The True Detective season 3 finale puts a final twist in the mystery

Time is the fire in which we burn

The True Detective season 3 finale unraveled the mystery of Julie Purcell children and everyone she left in her wake.

We’ll publish our usual novella-length watchthrough soon. There, we’ll explore all of season 3’s mysteries in (excruciating) detail. Here, we’ll cover the finale with broad strokes.

[Ed. note: that also means this post contains massive spoilers for the finale]

At the beginning of the episode, we meet Edward Hoyt. He doesn’t seem to know much, which is a bit different than we imagined. Turns out he really was in Africa when Julie and Will disappeared.

We’ve long suspected that Wayne couldn’t play the political game, and that’s what led to his demotion in 1980. But it was more complicated (and way better, emotionally) than that. The always awful Gerald Kindt Wayne to prepare (or sign) a statement disavowing an article that Amelia published. It’s the same article we saw her writing in a previous episode.

To do that, he’d to turn on Amelia. They make it clear what’ll happen if he doesn’t do that: a life in Public Investigation. He refused. He squandered a decade of his life as a secretary.

Wayne’s constant frustration at Amelia in 1990 around the time that her book came out makes more sense now in context. He torpedoed his career to protect her integrity. And, later, she made her career on the case that ruined his. That’s a lot to deal with.

When Wayne and Amelia talk at the VFW, he makes the same argument that he makes to his son, Henry, in 2015: Maybe it’s best not to tell the truth, if all it’ll do is hurt the other person.
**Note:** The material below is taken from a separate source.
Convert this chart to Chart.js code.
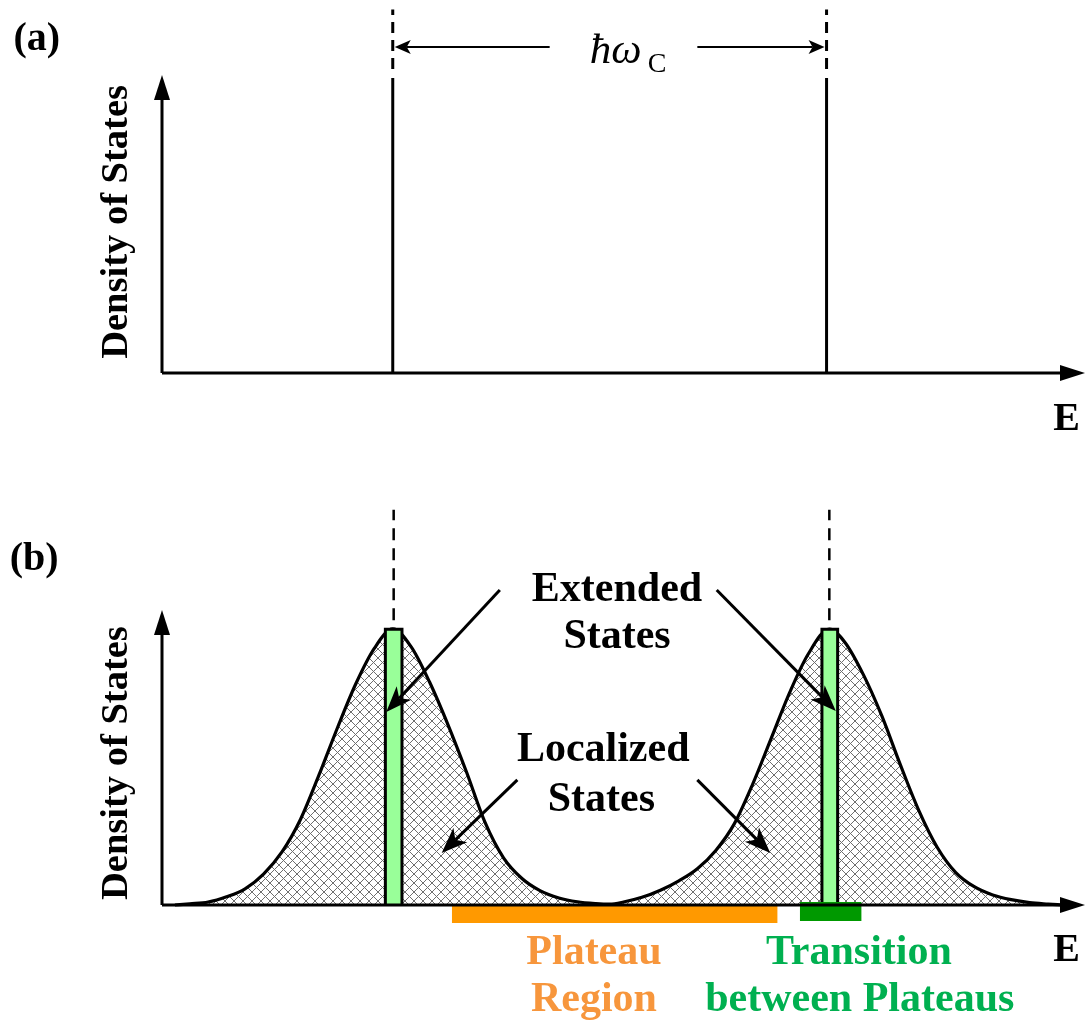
<!DOCTYPE html>
<html>
<head>
<meta charset="utf-8">
<title>Landau levels - density of states</title>
<script src="https://cdn.jsdelivr.net/npm/chart.js@4"></script>
<style>
  html, body { margin: 0; padding: 0; background: #fff; }
  #wrap { position: relative; width: 1088px; height: 1028px; }
  canvas { position: absolute; left: 0; }
  #chartA { top: 0; }
  #chartB { top: 460px; }
</style>
</head>
<body>
<div id="wrap">
  <canvas id="chartA" width="1088" height="460"></canvas>
  <canvas id="chartB" width="1088" height="568"></canvas>
</div>
<script>
// energy axis is 0..100 (arbitrary units) in both panels, DOS axis 0..100

// (a) clean system: delta peaks at the Landau levels
const levelEnergies = [25.0, 72.0];
const levelHeight = 99;
const levelGuideTop = 122;

// (b) disordered system: broadened levels
const energy = [1.4, 3, 5, 7, 9, 11, 13, 15, 17, 19, 21, 23, 25,
  27, 29, 31, 33, 35, 37, 39, 41, 43, 45, 47, 48.5,
  50, 52, 54, 56, 58, 60, 62, 64, 66, 68, 70, 72.3,
  74, 76, 78, 80, 82, 84, 86, 88, 90, 92, 94, 96, 97.5];
const dos = [0, 0.4, 1.0, 2.8, 5.5, 10.5, 18, 29, 44, 60, 75, 87, 93.6,
  87.5, 75.5, 61, 45, 28, 16, 9, 4.8, 2.4, 1.1, 0.5, 0.3,
  1.0, 2.6, 5.0, 8.2, 12.3, 18.5, 27.5, 41, 56.5, 72, 85, 93.5,
  89, 78, 64, 47.5, 32, 19.5, 11, 6.2, 3.4, 1.8, 0.8, 0.3, 0];

const extendedBands = [[24.2, 26.0], [71.5, 73.2]];
const bandTop = 93.5;
const peakGuides = [25.1, 72.3];
const guideTop = 134;
const plateauRange = [31.4, 66.7];
const transitionRange = [69.1, 75.8];

const SERIF = '"Liberation Serif", "Times New Roman", serif';
const BOLD = 'bold 42px ' + SERIF;

function hatchPattern() {
  const c = document.createElement('canvas');
  c.width = 9; c.height = 9;
  const g = c.getContext('2d');
  g.strokeStyle = '#6e6e6e';
  g.lineWidth = 1;
  g.beginPath();
  g.moveTo(0, 0); g.lineTo(9, 9);
  g.moveTo(9, 0); g.lineTo(0, 9);
  g.stroke();
  return g.createPattern(c, 'repeat');
}

// filled arrow head with tip at (x2, y2), coming from (x1, y1)
function head(ctx, x1, y1, x2, y2, len, half, notch) {
  const a = Math.atan2(y2 - y1, x2 - x1);
  const ca = Math.cos(a), sa = Math.sin(a);
  const bx = x2 - len * ca, by = y2 - len * sa;
  ctx.beginPath();
  ctx.moveTo(x2, y2);
  ctx.lineTo(bx - half * sa, by + half * ca);
  ctx.lineTo(x2 - (len - notch) * ca, y2 - (len - notch) * sa);
  ctx.lineTo(bx + half * sa, by - half * ca);
  ctx.closePath();
  ctx.fill();
}

function arrow(ctx, x1, y1, x2, y2, width, len, half, notch) {
  const a = Math.atan2(y2 - y1, x2 - x1);
  ctx.lineWidth = width;
  ctx.beginPath();
  ctx.moveTo(x1, y1);
  ctx.lineTo(x2 - (len - notch) * Math.cos(a), y2 - (len - notch) * Math.sin(a));
  ctx.stroke();
  head(ctx, x1, y1, x2, y2, len, half, notch);
}

function drawAxes(chart) {
  const { ctx, chartArea: ca, scales: { y } } = chart;
  const base = y.getPixelForValue(0);
  ctx.save();
  ctx.strokeStyle = '#000';
  ctx.fillStyle = '#000';
  arrow(ctx, ca.left, base, ca.left, y.getPixelForValue(100), 3, 25, 8, 0);
  arrow(ctx, ca.left, base, ca.right, base, 3, 25, 8, 0);
  ctx.restore();
}

function text(ctx, str, x, y, font, color) {
  ctx.font = font;
  ctx.fillStyle = color;
  ctx.textAlign = 'center';
  ctx.textBaseline = 'middle';
  ctx.fillText(str, x, y);
}

function axisLabels(chart, tag, tagX, tagY, dosY) {
  const { ctx, scales: { x, y } } = chart;
  ctx.save();
  ctx.font = 'bold 40px ' + SERIF;
  ctx.fillStyle = '#000';
  ctx.textAlign = 'left';
  ctx.textBaseline = 'middle';
  ctx.fillText(tag, x.getPixelForValue(tagX), y.getPixelForValue(tagY));
  text(ctx, 'E', x.getPixelForValue(98.0), y.getPixelForValue(-15.5), 'bold 40px ' + SERIF, '#000');
  ctx.translate(x.getPixelForValue(-4.9), y.getPixelForValue(dosY));
  ctx.rotate(-Math.PI / 2);
  text(ctx, 'Density of States', 0, 0, 'bold 38.5px ' + SERIF, '#000');
  ctx.restore();
}

const panelA = {
  id: 'panelA',
  afterDatasetsDraw(chart) {
    const { ctx, scales: { x, y } } = chart;
    drawAxes(chart);
    axisLabels(chart, '(a)', -16.1, 111.7, 50.7);
    // cyclotron gap marker
    ctx.save();
    ctx.strokeStyle = '#000';
    ctx.fillStyle = '#000';
    const ay = y.getPixelForValue(109.4);
    arrow(ctx, x.getPixelForValue(42.0), ay, x.getPixelForValue(levelEnergies[0]) + 2, ay, 2, 16, 7, 4);
    arrow(ctx, x.getPixelForValue(58.0), ay, x.getPixelForValue(levelEnergies[1]) - 2, ay, 2, 16, 7, 4);
    ctx.font = 'italic 43px ' + SERIF;
    const w1 = ctx.measureText('ħω').width;
    ctx.font = '28px ' + SERIF;
    const w2 = ctx.measureText('C').width;
    const start = x.getPixelForValue(50.5) - (w1 + w2 + 6) / 2;
    ctx.textAlign = 'left';
    ctx.textBaseline = 'alphabetic';
    ctx.font = 'italic 43px ' + SERIF;
    ctx.fillText('ħω', start, y.getPixelForValue(104));
    ctx.font = '28px ' + SERIF;
    ctx.fillText('C', start + w1 + 6, y.getPixelForValue(101));
    ctx.restore();
  }
};

const panelB = {
  id: 'panelB',
  afterDatasetsDraw(chart) {
    const { ctx, scales: { x, y } } = chart;
    drawAxes(chart);
    axisLabels(chart, '(b)', -16.5, 117, 48.1);
    const P = (ex, dy) => [x.getPixelForValue(ex), y.getPixelForValue(dy)];
    ctx.save();
    text(ctx, 'Extended', ...P(49.3, 106.8), BOLD, '#000');
    text(ctx, 'States', ...P(49.3, 90.8), BOLD, '#000');
    text(ctx, 'Localized', ...P(47.8, 52.5), BOLD, '#000');
    text(ctx, 'States', ...P(47.6, 35.6), BOLD, '#000');
    text(ctx, 'Plateau', ...P(46.8, -16.3), BOLD, '#f7963c');
    text(ctx, 'Region', ...P(46.8, -32.2), BOLD, '#f7963c');
    text(ctx, 'Transition', ...P(75.5, -16.3), BOLD, '#00b050');
    text(ctx, 'between Plateaus', ...P(75.6, -32.2), BOLD, '#00b050');
    ctx.strokeStyle = '#000';
    ctx.fillStyle = '#000';
    const pointers = [
      [36.6, 106.8, 24.3, 65.4],
      [60.1, 106.8, 73.0, 65.8],
      [38.5, 42.4, 30.3, 17.6],
      [58.0, 42.4, 65.9, 17.6]
    ];
    pointers.forEach(([a, b, c, d]) => arrow(ctx, ...P(a, b), ...P(c, d), 3, 26, 10, 7));
    ctx.restore();
  }
};

const common = {
  animation: false,
  responsive: false,
  events: [],
  plugins: { legend: { display: false }, tooltip: { enabled: false } },
  elements: { point: { radius: 0 } }
};

function seg(x0, y0, x1, y1) {
  return [{ x: x0, y: y0 }, { x: x1, y: y1 }];
}

// panel (a)
const datasetsA = [];
levelEnergies.forEach(e => {
  datasetsA.push({ data: seg(e, 0, e, levelHeight), showLine: true, borderColor: '#000', borderWidth: 3, clip: false });
  datasetsA.push({ data: seg(e, levelHeight + 3, e, levelGuideTop), showLine: true, borderColor: '#000', borderWidth: 3, borderDash: [11, 7], clip: false });
});

new Chart(document.getElementById('chartA'), {
  type: 'scatter',
  data: { datasets: datasetsA },
  options: {
    ...common,
    layout: { padding: { left: 162, right: 3, top: 75, bottom: 87 } },
    scales: {
      x: { type: 'linear', min: 0, max: 100, display: false },
      y: { type: 'linear', min: 0, max: 100, display: false }
    }
  },
  plugins: [panelA]
});

// panel (b)
const datasetsB = [];
extendedBands.forEach(([lo, hi]) => {
  datasetsB.push({
    data: [{ x: lo, y: 0 }, { x: lo, y: bandTop }, { x: hi, y: bandTop }, { x: hi, y: 0 }],
    showLine: true, fill: 'origin', backgroundColor: '#99ff99', borderColor: '#000', borderWidth: 3, order: 1
  });
});
datasetsB.push({
  data: energy.map((e, i) => ({ x: e, y: dos[i] })),
  showLine: true, fill: 'origin', backgroundColor: hatchPattern(),
  borderColor: '#000', borderWidth: 3.2, cubicInterpolationMode: 'monotone', order: 2
});
peakGuides.forEach(e => {
  datasetsB.push({ data: seg(e, bandTop + 3, e, guideTop), showLine: true, borderColor: '#000', borderWidth: 2.5, borderDash: [12, 8], clip: false, order: 3 });
});
datasetsB.push({
  data: seg(plateauRange[0], 0, plateauRange[1], 0), showLine: true, borderWidth: 0,
  borderColor: 'rgba(0,0,0,0)', fill: { value: -6.1 }, backgroundColor: '#ff9900', order: 0
});
datasetsB.push({
  data: seg(transitionRange[0], 1.0, transitionRange[1], 1.0), showLine: true, borderWidth: 0,
  borderColor: 'rgba(0,0,0,0)', fill: { value: -5.4 }, backgroundColor: '#009900', order: 0
});

new Chart(document.getElementById('chartB'), {
  type: 'scatter',
  data: { datasets: datasetsB },
  options: {
    ...common,
    layout: { padding: { left: 162, right: 3, top: 150, bottom: 99.4 } },
    scales: {
      x: { type: 'linear', min: 0, max: 100, display: false },
      y: { type: 'linear', min: -8, max: 100, display: false }
    }
  },
  plugins: [panelB]
});
</script>
</body>
</html>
In 1990, they teach each other that the careers that they both have aren’t the careers either of them should have. And that’s why Amelia winds up teaching in college, presumably scuttles her sequel book — and why Wayne winds up as security at the same college.

We also learned what happened to Julie Purcell.

Old Roland and Wayne break into the deserted Hoyt mansion. They enter the pink room. There’s the pink kitchen that Julie drew. There’s her drawing of a castle, big as life on the wall. There are people she drew: Princess Mary, Queen Isabel, and Prince Junius.

That would be Junius Watts, the one-eyed man they’d been looking for. He bought the cornhusk dolls in 1980. He showed up at Amelia’s book reading in 1990 screaming for information about Julie. He was the guy others reported looking for Julie after she disappeared.

It was Mr. June’s car outside of Wayne’s house in 2015. He helped raise Mr. Hoyt’s daughter, Isabel. When her husband and daughter died in a car accident, Harris James helped keep it quiet. Isabel couldn’t handle it. She took a lot of lithium. She continued to lose her grip on reality.

At a Hoyt Foods employee picnic 1979, Isabel tried to grab Julie Purcell.

Isabel then befriended the Julie and Will Purcell (though Julie a lot more). She and Mr. June would meet and play with the kids in the woods. One day, they were playing hide and seek. Isabel pushes Will. Will dies. Mr. June puts Will will in the cave, and convinces her that her brother is just injured, not dead.

Mr. June calls Harris James to help the family again. Harris James plants the evidence at Trash Man’s house.

Harris James told Lucy the truth. Gave her a big pile of money and told her to get lost.

According to Mr. June, Julie lived in the pink room at the Hoyt mansion for a few years (though it seems like more than that, given the age of the actress who plays her breaking out). Isabel was dosing her with Lithium. That was the missing piece, the thing that explains why Julie was out of her mind, confused. A nun describes Julie’s conviction as “disassociation issues.”

Mr. June helps her escape from the Hoyt mansion. He found in 1997, at the same convent where Amelia tracked Julie to a few episodes back.

Old Roland and Wayne put this all together, and they confront Mr. June. He confesses. He wants to die. No suicide by cop for him, unlike Trash Man.

And then there’s Mike. Good old Mike Ardoin. Mike the kid who waved at Julie as she rode her bike before she disappeared, only a couple of minutes into the first episode. Mike the kid who told Amelia and the cops about the cornhusk dolls in 1980. Mike the kid who did landscaping at the convent, just like his dad did before him.

Mike the man who worked with the nuns to fake Julie’s death. Mike the man who recognized Julie, married her, and had a daughter with her. They named her Lucy, after Julie’s mother.

Lots of people lost lots of things in True Detective season 3. But, if nothing else, things worked out for Julie Purcell. And that, in a world where so much went so wrong for so many, is a comfort.